Dipende molto dal tipo di progetto. Per il film per la tv su Hemingway (Hemingway & Gellhorn) non mi avrebbero fatto fare un ruolo così senza un grosso studio alle spalle su un grande autore americano, a me che sono inglese e vengo da Coventry. Per cui ho letto tanto in quel caso, sono stato in viaggio a Parigi e a Cuba, ma non è una regola fissa. Per il Thackery di The Knick, ad esempio, sono arrivato al ruolo conoscendo un po’ il periodo, ma non di più. La costumista della serie, Ellen Mirojnick, tra l’altro ha lavorato splendidamente, dà a ogni attore del materiale su cui prepararsi e insieme a lei abbiamo costruito il look del personaggio come fosse una specie di Bowie del 900. Io ero incredulo, avevo già lavorato in film in costume e lì c’era un esperto che ci dava indicazioni su che ti tipo di movimenti si potessero fare e quali erano da evitare. Invece in questo caso ho potuto davvero caratterizzare Thackery con questa forte modernità, lei mi ha detto che potevo fare quello che volevo e abbiamo riso e scherzato spesso. Gli stivali me li ha proposti lei, chiedendosi se mi sarebbero piaciuti con molto scetticismo, ma appena li ho visti li ho semplicemente adorati!

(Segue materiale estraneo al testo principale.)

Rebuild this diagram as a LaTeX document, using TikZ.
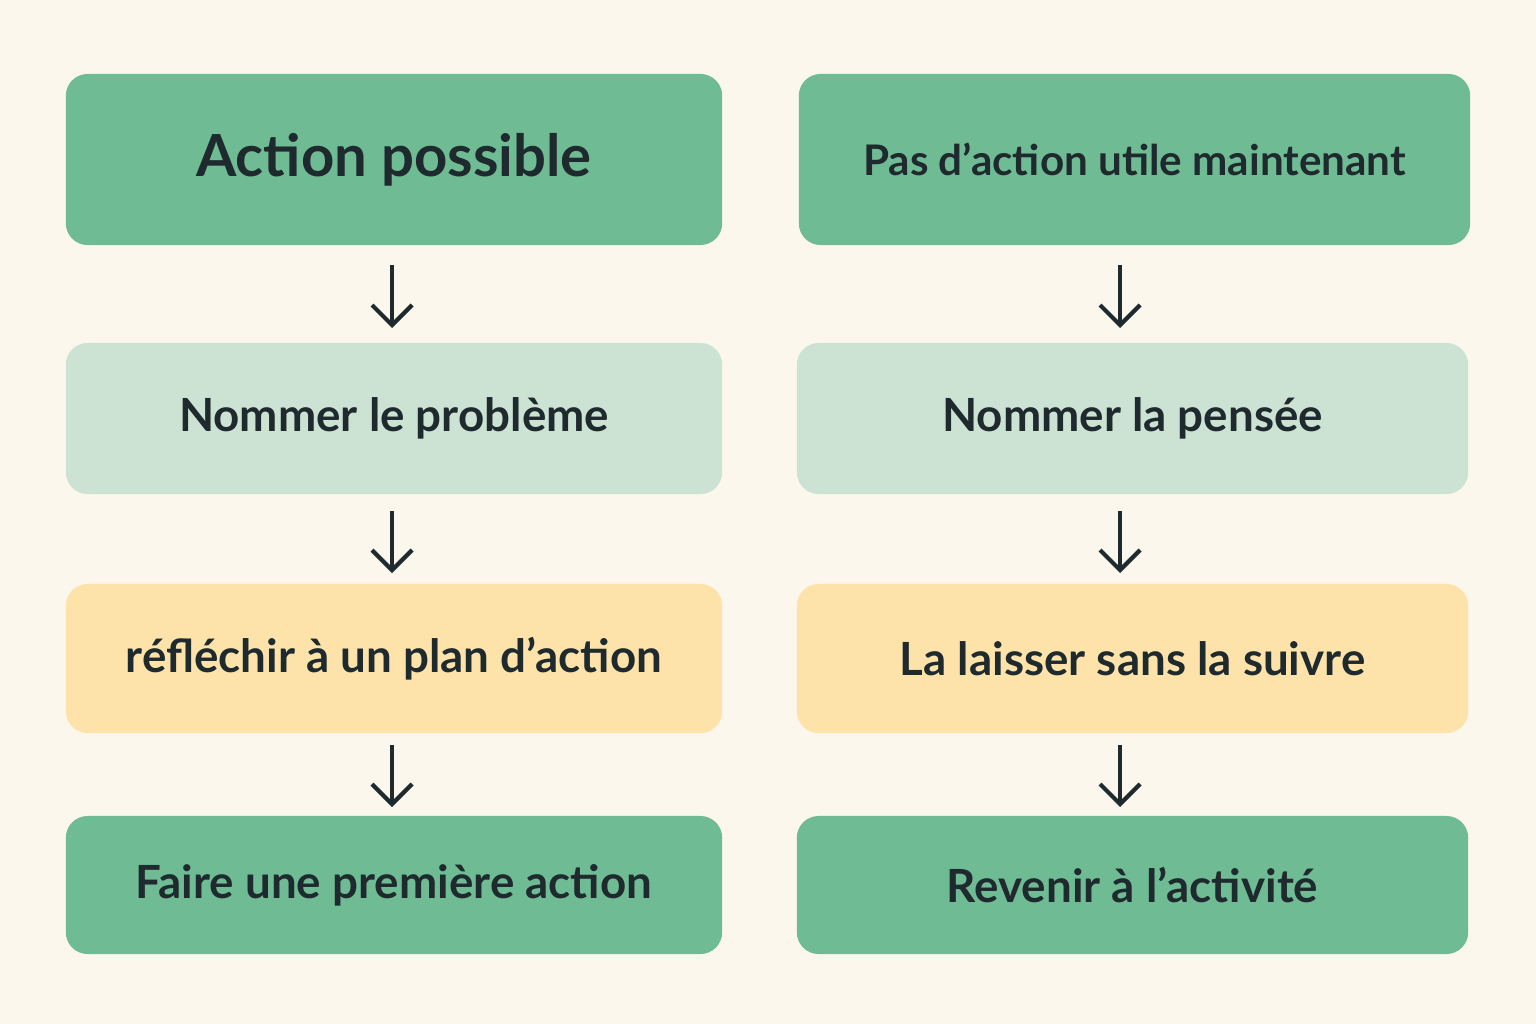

C’è un ruolo che non ha ancora interpretato e che le piacerebbe impersonare?
No, non penso mai a chi vorrei interpretare in modo arbitrario. Mi piace una certa apertura all’ignoto e l’affronto col massimo della gioia, non penso a un personaggio particolare ma mi piace pensare che qualcosa di grande sia sempre dietro l’angolo. Amo la natura imprevedibile di essere un attore e mio fido del mio istinto, seguo le sue traiettorie multiformi e non rispondo ad altro al di fuori della mia inclinazione.